**WORK INSTRUCTIONS:** Set the lines down again exactly, first line through the line that contains "epochs = np.arange(0, 11)", with no pictures.
##############################
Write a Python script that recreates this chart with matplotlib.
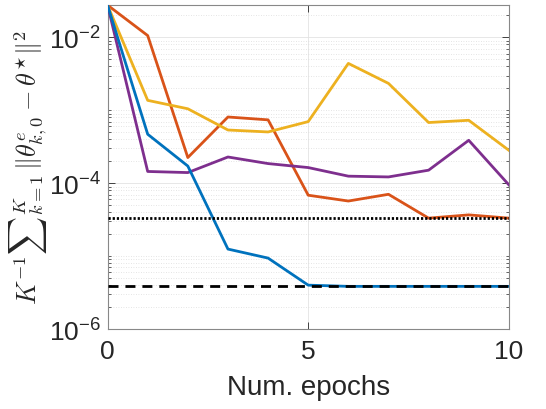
import numpy as np
import matplotlib
matplotlib.use("Agg")
import matplotlib.pyplot as plt
from matplotlib import ticker

plt.rcParams['font.family'] = ['Liberation Sans', 'DejaVu Sans']
plt.rcParams['mathtext.fontset'] = 'cm'

epochs = np.arange(0, 11)

# mean squared distance to the optimum per epoch
err_blue = [2.77e-2, 4.7e-4, 1.72e-4, 1.25e-5, 9.4e-6, 4.0e-6, 3.85e-6, 3.85e-6, 3.85e-6, 3.85e-6, 3.85e-6]
err_orange = [2.77e-2, 1.06e-2, 2.25e-4, 8.1e-4, 7.4e-4, 6.85e-5, 5.7e-5, 7.05e-5, 3.32e-5, 3.68e-5, 3.32e-5]
err_yellow = [2.77e-2, 1.37e-3, 1.05e-3, 5.37e-4, 5.05e-4, 7.0e-4, 4.4e-3, 2.34e-3, 6.8e-4, 7.3e-4, 2.83e-4]
err_purple = [2.77e-2, 1.45e-4, 1.40e-4, 2.29e-4, 1.86e-4, 1.64e-4, 1.25e-4, 1.22e-4, 1.51e-4, 3.88e-4, 9.5e-5]

# reference levels
level_dotted = 3.32e-5
level_dashed = 3.85e-6

colors = ['#0072BD', '#D95319', '#EDB120', '#7E2F8E']

fig = plt.figure(figsize=(5.46, 4.10), dpi=100)
ax = fig.add_axes([0.197, 0.195, 0.735, 0.79])

ax.plot(epochs, err_orange, color=colors[1], lw=2.0, zorder=3)
ax.plot(epochs, err_yellow, color=colors[2], lw=2.0, zorder=3)
ax.plot(epochs, err_purple, color=colors[3], lw=2.0, zorder=3)
ax.plot(epochs, err_blue, color=colors[0], lw=2.0, zorder=3)

ax.axhline(level_dotted, color='black', lw=2.0, dashes=(0.8, 0.7), zorder=4)
ax.axhline(level_dashed, color='black', lw=2.0, dashes=(3.6, 2.5), zorder=4)

ax.set_yscale('log')
ax.set_xlim(0, 10)
ax.set_ylim(1e-6, 2.77e-2)

ax.set_xticks([0, 5, 10])
ax.yaxis.set_major_locator(ticker.FixedLocator([1e-6, 1e-4, 1e-2]))
ax.yaxis.set_minor_locator(ticker.LogLocator(base=10, subs=np.arange(1, 10), numticks=20))
ax.yaxis.set_major_formatter(ticker.FuncFormatter(
    lambda v, p: r'$\mathregular{10^{%d}}$' % int(round(np.log10(v)))))
ax.yaxis.set_minor_formatter(ticker.NullFormatter())

ax.tick_params(axis='both', which='major', direction='in', length=5, width=0.6,
               labelsize=19, colors='#262626', top=True, right=True, pad=7)
ax.tick_params(axis='y', which='minor', direction='in', length=2.5, width=0.5,
               right=True, left=True, colors='#262626')
ax.tick_params(axis='x', which='minor', bottom=False, top=False)
ax.tick_params(axis='y', which='major', pad=5)

for s in ax.spines.values():
    s.set_color('#888888')
    s.set_linewidth(0.8)

ax.grid(True, which='major', color='#e3e3e3', lw=0.6, ls='-', zorder=0)
ax.grid(True, which='minor', axis='y', color='#dcdcdc', lw=0.6, ls=(0, (1, 2)), zorder=0)
ax.set_axisbelow(True)

ax.set_xlabel('Num. epochs', fontsize=20, color='#262626', labelpad=8)
ax.set_ylabel(r'$K^{-1}{\sum}_{k=1}^{K}\,\|\theta^{e}_{k,0}-\theta^{\star}\|^2$',
              fontsize=19, color='#262626', labelpad=0)

fig.savefig('out.png', dpi=100)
##############################
**FULL SOLUTION:**
Write a Python script that recreates this chart with matplotlib.
import numpy as np
import matplotlib
matplotlib.use("Agg")
import matplotlib.pyplot as plt
from matplotlib import ticker

plt.rcParams['font.family'] = ['Liberation Sans', 'DejaVu Sans']
plt.rcParams['mathtext.fontset'] = 'cm'

epochs = np.arange(0, 11)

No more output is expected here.